In the recent case of United Specialities Co. v. Industrial Wire Cloth Products Corp., 186 F.2d 426, 428, the Court of Appeals for the Sixth Circuit, quoting in part from Great Atlantic Pacific Tea Co. v. Supermarket Equipment Corp., supra, held: "(The A and P case) is a mandate for us to scrutinize combination patent claims with a care `proportioned to the difficulty and improbability of finding invention in an assembly of old elements. The function of a patent is to add to the sum of useful knowledge. Patents cannot be sustained when, on the contrary, their effect is to substract from former resources freely available to skilled artisans.
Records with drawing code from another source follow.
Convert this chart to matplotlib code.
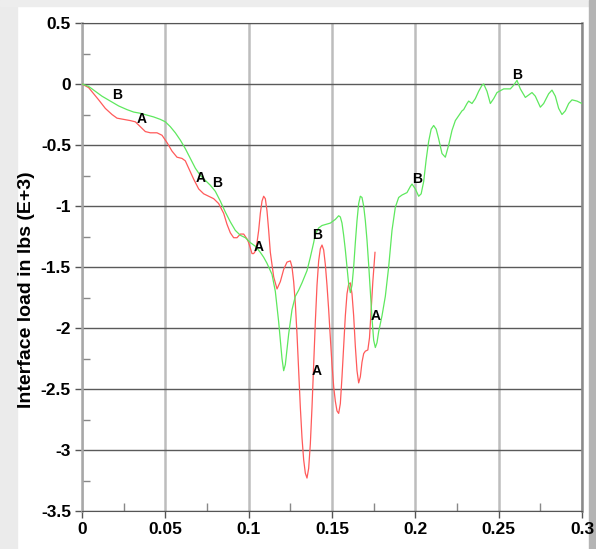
import matplotlib.pyplot as plt
from matplotlib.patches import Rectangle
from matplotlib.ticker import MultipleLocator

# curve A (red)
xa = [0, 0.004, 0.007, 0.010, 0.014, 0.018, 0.021, 0.025, 0.029, 0.032,
      0.035, 0.038, 0.041, 0.045, 0.048, 0.051, 0.054, 0.057, 0.060, 0.062,
      0.064, 0.067, 0.070, 0.073, 0.076, 0.079, 0.082, 0.085, 0.087, 0.089,
      0.091, 0.093, 0.095, 0.097, 0.099, 0.100, 0.102, 0.103, 0.104, 0.105,
      0.106, 0.107, 0.108, 0.109, 0.110, 0.111, 0.112, 0.113, 0.115, 0.117,
      0.119, 0.121, 0.123, 0.125, 0.126, 0.127, 0.128, 0.129, 0.130, 0.131,
      0.132, 0.133, 0.134, 0.135, 0.136, 0.137, 0.138, 0.139, 0.140, 0.141,
      0.142, 0.143, 0.144, 0.145, 0.146, 0.147, 0.148, 0.149, 0.150, 0.151,
      0.152, 0.153, 0.154, 0.155, 0.156, 0.157, 0.158, 0.159, 0.160, 0.161,
      0.162, 0.163, 0.164, 0.165, 0.166, 0.167, 0.168, 0.169, 0.170, 0.1715,
      0.1725, 0.1735, 0.1745, 0.1758]
ya = [0, -0.03, -0.08, -0.13, -0.20, -0.25, -0.28, -0.29, -0.30, -0.31,
      -0.35, -0.39, -0.40, -0.40, -0.42, -0.48, -0.55, -0.60, -0.61, -0.63,
      -0.69, -0.78, -0.86, -0.90, -0.92, -0.94, -0.98, -1.06, -1.15, -1.22,
      -1.26, -1.26, -1.23, -1.23, -1.27, -1.30, -1.39, -1.39, -1.37, -1.30,
      -1.20, -1.06, -0.96, -0.92, -0.94, -1.04, -1.20, -1.38, -1.58, -1.68,
      -1.62, -1.52, -1.46, -1.45, -1.50, -1.62, -1.80, -2.05, -2.35, -2.65,
      -2.90, -3.08, -3.19, -3.23, -3.15, -2.95, -2.65, -2.30, -1.95, -1.65,
      -1.45, -1.35, -1.32, -1.36, -1.48, -1.65, -1.85, -2.08, -2.30, -2.48,
      -2.60, -2.68, -2.70, -2.62, -2.40, -2.15, -1.90, -1.72, -1.64, -1.63,
      -1.72, -1.90, -2.15, -2.35, -2.45, -2.40, -2.28, -2.21, -2.19, -2.18,
      -2.08, -1.85, -1.62, -1.38]

# curve B (green)
xb = [0, 0.004, 0.007, 0.012, 0.017, 0.022, 0.027, 0.031, 0.035, 0.039,
      0.043, 0.047, 0.050, 0.053, 0.056, 0.059, 0.062, 0.065, 0.068, 0.071,
      0.074, 0.077, 0.080, 0.083, 0.086, 0.089, 0.092, 0.095, 0.098, 0.101,
      0.104, 0.107, 0.109, 0.111, 0.114, 0.116, 0.118, 0.120, 0.121, 0.122,
      0.124, 0.126, 0.128, 0.130, 0.132, 0.135, 0.137, 0.139, 0.140, 0.142,
      0.144, 0.149, 0.152, 0.154, 0.155, 0.156, 0.157, 0.158, 0.159, 0.160,
      0.161, 0.162, 0.163, 0.164, 0.165, 0.166, 0.167, 0.168, 0.169, 0.170,
      0.171, 0.172, 0.173, 0.174, 0.175, 0.176, 0.177, 0.178, 0.180, 0.182,
      0.184, 0.186, 0.188, 0.190, 0.192, 0.195, 0.197, 0.198, 0.200, 0.202,
      0.2035, 0.205, 0.2065, 0.208, 0.2095, 0.211, 0.2125, 0.214, 0.216, 0.218,
      0.220, 0.222, 0.224, 0.226, 0.228, 0.229, 0.231, 0.232, 0.234, 0.236,
      0.238, 0.240, 0.241, 0.243, 0.245, 0.247, 0.249, 0.253, 0.257, 0.259,
      0.261, 0.263, 0.266, 0.268, 0.270, 0.272, 0.275, 0.277, 0.280, 0.282,
      0.284, 0.286, 0.288, 0.290, 0.292, 0.294, 0.297, 0.300]
yb = [0, -0.02, -0.05, -0.10, -0.14, -0.18, -0.21, -0.23, -0.24, -0.255,
      -0.27, -0.29, -0.31, -0.35, -0.40, -0.46, -0.53, -0.61, -0.69, -0.75,
      -0.79, -0.83, -0.88, -0.96, -1.05, -1.13, -1.20, -1.24, -1.26, -1.30,
      -1.33, -1.38, -1.42, -1.47, -1.56, -1.70, -1.95, -2.25, -2.35, -2.30,
      -2.05, -1.85, -1.74, -1.69, -1.63, -1.53, -1.42, -1.30, -1.23, -1.18,
      -1.16, -1.14, -1.11, -1.08, -1.09, -1.14, -1.24, -1.36, -1.50, -1.64,
      -1.71, -1.65, -1.50, -1.30, -1.12, -0.98, -0.92, -0.93, -1.00, -1.12,
      -1.28, -1.48, -1.70, -1.92, -2.10, -2.16, -2.12, -2.03, -1.90, -1.74,
      -1.50, -1.20, -1.01, -0.93, -0.91, -0.89, -0.84, -0.82, -0.86, -0.92,
      -0.90, -0.80, -0.62, -0.47, -0.37, -0.34, -0.37, -0.45, -0.57, -0.60,
      -0.50, -0.38, -0.30, -0.26, -0.22, -0.21, -0.16, -0.14, -0.16, -0.12,
      -0.06, -0.01, 0.00, -0.06, -0.16, -0.12, -0.07, -0.04, -0.04, -0.01,
      0.03, -0.04, -0.11, -0.09, -0.07, -0.10, -0.19, -0.16, -0.08, -0.05,
      -0.10, -0.20, -0.25, -0.22, -0.16, -0.13, -0.14, -0.16]

# letter markers
lab_xa = [0.036, 0.071, 0.106, 0.141, 0.176]
lab_ya = [-0.29, -0.77, -1.34, -2.35, -1.90]
lab_xb = [0.021, 0.081, 0.141, 0.201, 0.261]
lab_yb = [-0.09, -0.81, -1.24, -0.78, 0.07]

plt.rcParams['font.family'] = ['Liberation Sans', 'DejaVu Sans']

fig = plt.figure(figsize=(5.96, 5.49), dpi=100)
# gray frame around the picture
fig.patches.append(Rectangle((0, 0), 17 / 596, 1, transform=fig.transFigure,
                             color='#ebebeb', zorder=-5))
fig.patches.append(Rectangle((0, 1 - 6 / 549), 1, 6 / 549, transform=fig.transFigure,
                             color='#ededed', zorder=-5))
fig.patches.append(Rectangle((589 / 596, 0), 7 / 596, 1, transform=fig.transFigure,
                             color='#b4b4b4', zorder=-5))

ax = fig.add_axes([82 / 596, 1 - 511 / 549, 500 / 596, 488 / 549])

ax.plot(xa, ya, color='#ff5a5a', lw=0.9, zorder=3)
ax.plot(xb, yb, color='#5ee85e', lw=0.9, zorder=3)

for x, y in zip(lab_xa, lab_ya):
    ax.text(x, y, 'A', ha='center', va='center', fontsize=10, fontweight='bold', zorder=4)
for x, y in zip(lab_xb, lab_yb):
    ax.text(x, y, 'B', ha='center', va='center', fontsize=10, fontweight='bold', zorder=4)

ax.set_xlim(0, 0.3)
ax.set_ylim(-3.5, 0.5)
ax.xaxis.set_minor_locator(MultipleLocator(0.025))
ax.yaxis.set_minor_locator(MultipleLocator(0.25))
ax.set_xticks([0, 0.05, 0.1, 0.15, 0.2, 0.25, 0.3])
ax.set_xticklabels(['0', '0.05', '0.1', '0.15', '0.2', '0.25', '0.3'])
ax.set_yticks([0.5, 0, -0.5, -1, -1.5, -2, -2.5, -3, -3.5])
ax.set_yticklabels(['0.5', '0', '-0.5', '-1', '-1.5', '-2', '-2.5', '-3', '-3.5'])

ax.grid(True, axis='x', which='major', color='#bdbdbd', lw=1.8)
ax.grid(True, axis='y', which='major', color='#5a5a5a', lw=1.0)

ax.tick_params(which='major', direction='out', length=5, width=1, color='#555555',
               labelsize=12.5, pad=3)
ax.tick_params(which='minor', direction='in', length=6, width=1, color='#888888')
for lbl in ax.get_xticklabels() + ax.get_yticklabels():
    lbl.set_fontweight('bold')

ax.spines['left'].set_color('#a8a8a8')
ax.spines['left'].set_linewidth(1.8)
ax.spines['right'].set_color('#8a8a8a')
ax.spines['right'].set_linewidth(1.8)
ax.spines['bottom'].set_color('#555555')
ax.spines['top'].set_color('#555555')

ax.set_ylabel('Interface load in lbs (E+3)', fontsize=14, fontweight='bold')
ax.yaxis.set_label_coords(-0.094, 0.453)

fig.savefig('out.png', dpi=100)
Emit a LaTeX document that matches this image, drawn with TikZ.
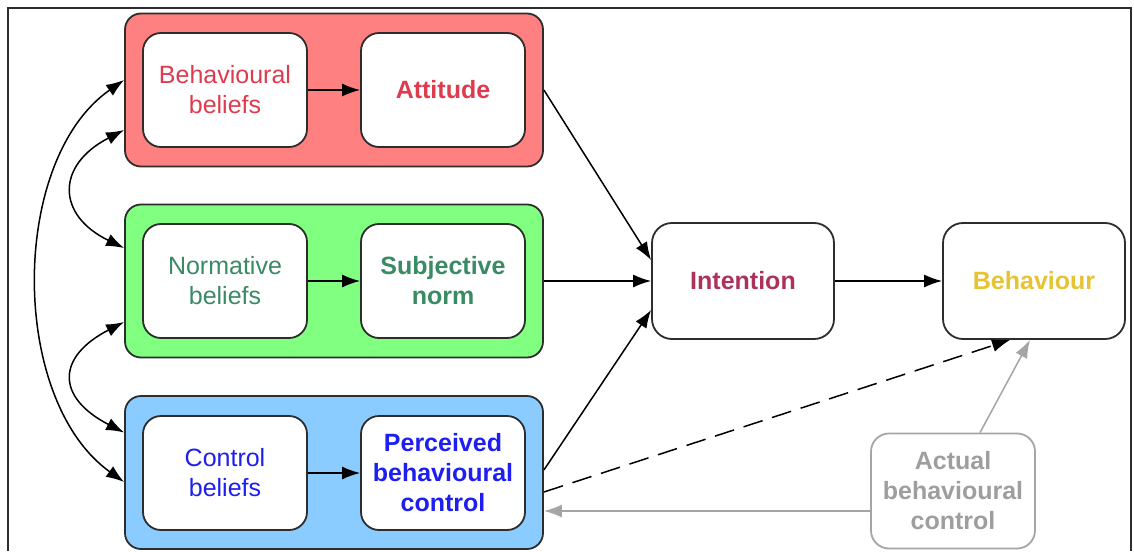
\documentclass[tikz,border=0pt]{standalone}
\usepackage{fontspec}
\setmainfont{Liberation Sans}
\usetikzlibrary{arrows.meta}
\definecolor{redfill}{RGB}{255,128,128}
\definecolor{greenfill}{RGB}{128,255,128}
\definecolor{bluefill}{RGB}{138,204,255}
\definecolor{redtext}{RGB}{222,60,78}
\definecolor{greentext}{RGB}{58,138,100}
\definecolor{bluetext}{RGB}{30,30,240}
\definecolor{inttext}{RGB}{172,50,92}
\definecolor{behtext}{RGB}{230,195,50}
\definecolor{graytext}{RGB}{158,158,158}
\definecolor{grayline}{RGB}{165,165,165}
\definecolor{edgecol}{RGB}{45,45,45}
\tikzset{
  x=0.5pt, y=-0.5pt,
  every node/.style={font=\fontsize{12.5}{15}\selectfont, align=center, inner sep=0pt},
  groupbox/.style={draw=edgecol, line width=0.9pt, rounded corners=8pt, minimum width=209pt, minimum height=76.5pt},
  innerbox/.style={draw=edgecol, line width=0.9pt, fill=white, rounded corners=9pt, minimum width=82pt, minimum height=57pt},
  bigbox/.style={draw=edgecol, line width=0.9pt, fill=white, rounded corners=10pt, minimum width=91pt, minimum height=58pt},
  arr/.style={line width=0.75pt, -{Latex[length=9pt,width=6.5pt]}},
  darr/.style={line width=0.75pt, {Latex[length=9pt,width=6.5pt]}-{Latex[length=9pt,width=6.5pt]}},
  grayarr/.style={line width=0.75pt, grayline, -{Latex[length=9pt,width=6.5pt]}},
}
\begin{document}
\begin{tikzpicture}
\useasboundingbox (0,0) rectangle (1134,551);
\fill[white] (0,0) rectangle (1134,551);
\draw[edgecol, line width=0.8pt] (8,551) -- (8,8) -- (1131,8) -- (1131,551);

% groups
\node[groupbox, fill=redfill] (red) at (334,90) {};
\node[groupbox, fill=greenfill] (green) at (334,281) {};
\node[groupbox, fill=bluefill] (blue) at (334,472.5) {};

% inner boxes
\node[innerbox, text=redtext] (bb) at (225,90) {Behavioural\\beliefs};
\node[innerbox, text=redtext, font=\fontsize{12.5}{15}\selectfont\bfseries] (att) at (443,90) {Attitude};
\node[innerbox, text=greentext] (nb) at (225,281) {Normative\\beliefs};
\node[innerbox, text=greentext, font=\fontsize{12.5}{15}\selectfont\bfseries] (sn) at (443,281) {Subjective\\norm};
\node[innerbox, text=bluetext] (cb) at (225,473) {Control\\beliefs};
\node[innerbox, text=bluetext, font=\fontsize{12.5}{15}\selectfont\bfseries] (pbc) at (443,473) {Perceived\\behavioural\\control};

\node[bigbox, text=inttext, font=\fontsize{12.5}{15}\selectfont\bfseries] (int) at (743,281) {Intention};
\node[bigbox, text=behtext, font=\fontsize{12.5}{15}\selectfont\bfseries] (beh) at (1034,281) {Behaviour};
\node[innerbox, draw=grayline, text=graytext, font=\fontsize{12.5}{15}\selectfont\bfseries, minimum height=57.5pt] (abc) at (953,491) {Actual\\behavioural\\control};

% inner arrows
\draw[arr] (bb) -- (att);
\draw[arr] (nb) -- (sn);
\draw[arr] (cb) -- (pbc);

% to intention
\draw[arr] (red.east) -- ([yshift=10.5pt]int.west);
\draw[arr] (green.east) -- (int.west);
\draw[arr] ([yshift=1.25pt]blue.east) -- ([yshift=-14.5pt]int.west);
\draw[arr] (int) -- (beh);

% dashed PBC -> behaviour
\draw[arr, dash pattern=on 10pt off 5pt] ([yshift=-9.75pt]blue.east) -- ([xshift=-12pt]beh.south);

% actual control
\draw[grayarr] ([xshift=13.5pt]abc.north) -- ([xshift=-2pt]beh.south);
\draw[grayarr] ([yshift=-10pt]abc.west) -- ([yshift=-10pt]abc.west -| blue.east);

% correlations
\draw[darr] ([yshift=5pt]red.west) .. controls +(-115,80) and +(-115,-82) .. ([yshift=-4.75pt]blue.west);
\draw[darr] ([yshift=-20pt]red.west) .. controls +(-68,35) and +(-68,-33) .. ([yshift=16.5pt]green.west);
\draw[darr] ([yshift=-20.5pt]green.west) .. controls +(-68,35) and +(-68,-35) .. ([yshift=20pt]blue.west);
\end{tikzpicture}
\end{document}
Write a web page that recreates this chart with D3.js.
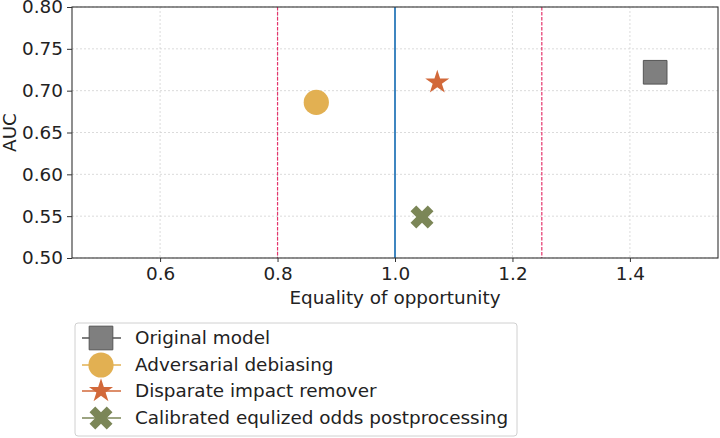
<!DOCTYPE html>
<html><head><meta charset="utf-8">
<script src="https://cdn.jsdelivr.net/npm/d3@7"></script>
<style>body{margin:0;background:#fff}svg{display:block}text{font-family:"DejaVu Sans",sans-serif;fill:#222}</style>
</head><body><svg id="c" width="720" height="438"></svg>
<script>
const methods = ["Original model","Adversarial debiasing","Disparate impact remover","Calibrated equlized odds postprocessing"];
const eqOpp = [1.443, 0.866, 1.072, 1.046];
const auc = [0.722, 0.686, 0.710, 0.549];
const colors = ["#7f7f7f","#e2b052","#d2693a","#7b8657"];
const xTicks = [0.6, 0.8, 1.0, 1.2, 1.4];
const yTicks = [0.50, 0.55, 0.60, 0.65, 0.70, 0.75, 0.80];
const refDashed = [0.8, 1.25];
const refSolid = [1.0];

const FS = 18.4;
const svg = d3.select("#c");
const L=72,R=718,T=7,B=258;
const x = d3.scaleLinear().domain([0.45,1.55]).range([L,R]);
const y = d3.scaleLinear().domain([0.5,0.8]).range([B,T]);

// grid
svg.append("g").selectAll("line").data(xTicks).join("line")
 .attr("x1",d=>x(d)).attr("x2",d=>x(d)).attr("y1",T).attr("y2",B)
 .attr("stroke","#d2d2d2").attr("stroke-width",0.8).attr("stroke-dasharray","2,2");
svg.append("g").selectAll("line").data(yTicks).join("line")
 .attr("y1",d=>y(d)).attr("y2",d=>y(d)).attr("x1",L).attr("x2",R)
 .attr("stroke","#d2d2d2").attr("stroke-width",0.8).attr("stroke-dasharray","2,2");

// reference lines
svg.append("g").selectAll("line").data(refDashed).join("line")
 .attr("x1",d=>x(d)).attr("x2",d=>x(d)).attr("y1",T).attr("y2",B)
 .attr("stroke","#e5356c").attr("stroke-width",1.2).attr("stroke-dasharray","3.5,1.5");
svg.append("g").selectAll("line").data(refSolid).join("line")
 .attr("x1",d=>x(d)).attr("x2",d=>x(d)).attr("y1",T).attr("y2",B)
 .attr("stroke","#3f86c0").attr("stroke-width",2);

// axes
const xa = svg.append("g").attr("transform",`translate(0,${B})`)
 .call(d3.axisBottom(x).tickValues(xTicks).tickFormat(d3.format(".1f")).tickSize(4).tickPadding(5));
const ya = svg.append("g").attr("transform",`translate(${L},0)`)
 .call(d3.axisLeft(y).tickValues(yTicks).tickFormat(d3.format(".2f")).tickSize(5).tickPadding(4));
[xa,ya].forEach(a=>{a.select(".domain").remove();a.selectAll("line").attr("stroke","#333");
 a.selectAll("text").attr("font-size",FS).attr("font-family","DejaVu Sans").attr("fill","#222");});
svg.append("rect").attr("x",L).attr("y",T).attr("width",R-L).attr("height",B-T)
 .attr("fill","none").attr("stroke","#333").attr("stroke-width",1.1);

svg.append("text").attr("x",(L+R)/2).attr("y",304).attr("text-anchor","middle").attr("font-size",FS).text("Equality of opportunity");
svg.append("text").attr("transform",`translate(16,${(T+B)/2}) rotate(-90)`).attr("text-anchor","middle").attr("font-size",FS).text("AUC");

const symbols = [
 {t:d3.symbolSquare,s:560,r:0,stroke:"#555"},
 {t:d3.symbolCircle,s:500,r:0,stroke:"none"},
 {t:d3.symbolStar,s:180,r:0,stroke:"none"},
 {t:d3.symbolCross,s:330,r:45,stroke:"none"}
];
const sym = i=>d3.symbol().type(symbols[i].t).size(symbols[i].s)();

svg.append("g").selectAll("path").data(methods).join("path")
 .attr("d",(d,i)=>sym(i))
 .attr("transform",(d,i)=>`translate(${x(eqOpp[i])},${y(auc[i])}) rotate(${symbols[i].r})`)
 .attr("fill",(d,i)=>colors[i]).attr("stroke",(d,i)=>symbols[i].stroke).attr("stroke-width",1);

// legend
const lg = svg.append("g");
lg.append("rect").attr("x",75).attr("y",323).attr("width",442).attr("height",113).attr("rx",3)
 .attr("fill","#fff").attr("stroke","#d0d0d0").attr("stroke-width",1);
const rowY = [338,365,391,418];
methods.forEach((m,i)=>{
 lg.append("line").attr("x1",82).attr("x2",121).attr("y1",rowY[i]).attr("y2",rowY[i]).attr("stroke",i===0?"#555":colors[i]).attr("stroke-width",1.3);
 lg.append("path").attr("d",sym(i)).attr("transform",`translate(101,${rowY[i]}) rotate(${symbols[i].r})`)
  .attr("fill",colors[i]).attr("stroke",symbols[i].stroke).attr("stroke-width",1);
 lg.append("text").attr("x",135).attr("y",rowY[i]).attr("dy","0.35em").attr("font-size",FS).text(m);
});
</script></body></html>
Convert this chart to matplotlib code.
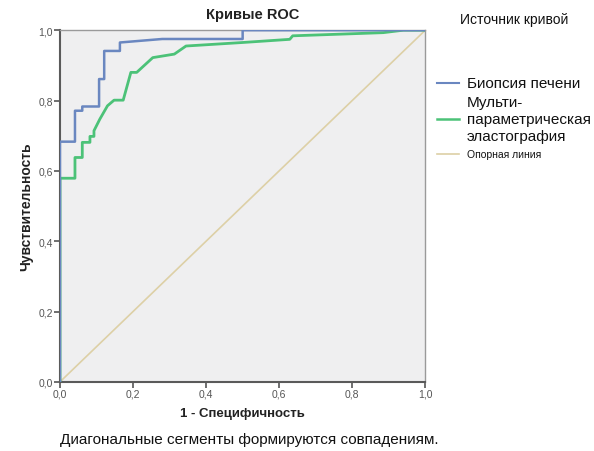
import matplotlib
matplotlib.use("Agg")
import matplotlib.pyplot as plt
from matplotlib.lines import Line2D

plt.rcParams['font.family'] = ['Liberation Sans', 'DejaVu Sans']

# Data
biopsy_fpr = [0.0, 0.0, 0.041, 0.041, 0.061, 0.061, 0.107, 0.107, 0.121, 0.121, 0.164, 0.164, 0.28, 0.5, 0.5, 1.0]
biopsy_tpr = [0.0, 0.683, 0.683, 0.771, 0.771, 0.783, 0.783, 0.861, 0.861, 0.941, 0.941, 0.965, 0.975, 0.975, 1.0, 1.0]

elasto_fpr = [0.0, 0.0, 0.041, 0.041, 0.061, 0.061, 0.082, 0.082, 0.093, 0.093, 0.109, 0.13, 0.148, 0.173,
              0.194, 0.21, 0.254, 0.313, 0.345, 0.5, 0.629, 0.637, 0.885, 0.94, 1.0]
elasto_tpr = [0.0, 0.579, 0.579, 0.638, 0.638, 0.681, 0.681, 0.698, 0.698, 0.714, 0.747, 0.785, 0.801, 0.801,
              0.88, 0.88, 0.922, 0.932, 0.955, 0.965, 0.974, 0.984, 0.993, 1.0, 1.0]

ref_x = [0.0, 1.0]
ref_y = [0.0, 1.0]

ticks = [0.0, 0.2, 0.4, 0.6, 0.8, 1.0]
tick_labels = ["0,0", "0,2", "0,4", "0,6", "0,8", "1,0"]

title = "Кривые ROC"
xlabel = "1 - Специфичность"
ylabel = "Чувствительность"
footnote = "Диагональные сегменты формируются совпадениям."
legend_title = "Источник кривой"
legend_labels = ["Биопсия печени", "Мульти-\nпараметрическая\nэластография", "Опорная линия"]

blue = "#6a87c0"
green = "#4cc278"
tan = "#ddd0a6"

fig = plt.figure(figsize=(5.94, 4.52), dpi=100)
fig.patch.set_facecolor("white")
ax = fig.add_axes([0.101, 0.153, 0.615, 0.778])
ax.set_facecolor("#efeff0")

ax.plot(ref_x, ref_y, color=tan, lw=1.2, zorder=2)
ax.plot(elasto_fpr, elasto_tpr, color=green, lw=2.0, zorder=3)
ax.plot(biopsy_fpr, biopsy_tpr, color=blue, lw=1.8, zorder=4)

ax.set_xlim(0, 1)
ax.set_ylim(0, 1)
ax.set_xticks(ticks)
ax.set_xticklabels(tick_labels)
ax.set_yticks(ticks)
ax.set_yticklabels(tick_labels)
ax.tick_params(axis='both', direction='out', length=4, width=1.2, color="#555555",
               labelsize=7.5, labelcolor="#555555", pad=1)
for side in ['left', 'bottom']:
    ax.spines[side].set_color("#5a5a5a")
    ax.spines[side].set_linewidth(1.5)
for side in ['top', 'right']:
    ax.spines[side].set_color("#9a9a9a")
    ax.spines[side].set_linewidth(1.0)

fig.text(253 / 594, 1 - 15 / 452, title, fontsize=10.5, fontweight='bold', color="#222222",
         ha='center', va='center')
ax.set_xlabel(xlabel, fontsize=9.5, fontweight='bold', color="#222222", labelpad=6)
ax.set_ylabel(ylabel, fontsize=10, fontweight='bold', color="#222222", labelpad=4)

fig.text(60 / 594, 1 - 440 / 452, footnote, fontsize=11, color="#111111", va='center', ha='left')

# Legend (manual)
fig.text(514 / 594, 1 - 20 / 452, legend_title, fontsize=10, color="#111111", va='center', ha='center')
entries = [(84, blue, 1.5, legend_labels[0], 11), (120, green, 1.8, legend_labels[1], 11),
           (155, tan, 1.2, legend_labels[2], 7.5)]
for ypx, col, lw, lab, fs in entries:
    yf = 1 - ypx / 452
    fig.add_artist(Line2D([437 / 594, 459 / 594], [yf, yf], color=col, lw=lw, transform=fig.transFigure))
    fig.text(467 / 594, yf, lab, fontsize=fs, color="#111111", va='center', ha='left', linespacing=1.3)

fig.savefig("out.png", dpi=100)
A patent for a combination which only unites old elements with no change in their respective functions, * * * obviously withdraws what already is known into the field of its monopoly and diminishes the resources available to skillful men.'"
In United Specialities the patent was invalidated on the basis that all of its elements were, in the words of Judge Simons speaking for the court, "to be found in the prior art in an identical or analogous environment * * * [It] has never been thought that mere difference of degree denotes invention except, perhaps, in those rare cases where the difference in degree is so marked and involves the solution of a problem long recognized but not earlier solved, so that a difference in degree becomes, in effect, a difference in kind." 186 F.2d at page 429. The Gleason patent does not present one of those rare cases referred to by Judge Simons and must therefore be found to be invalid for want of invention.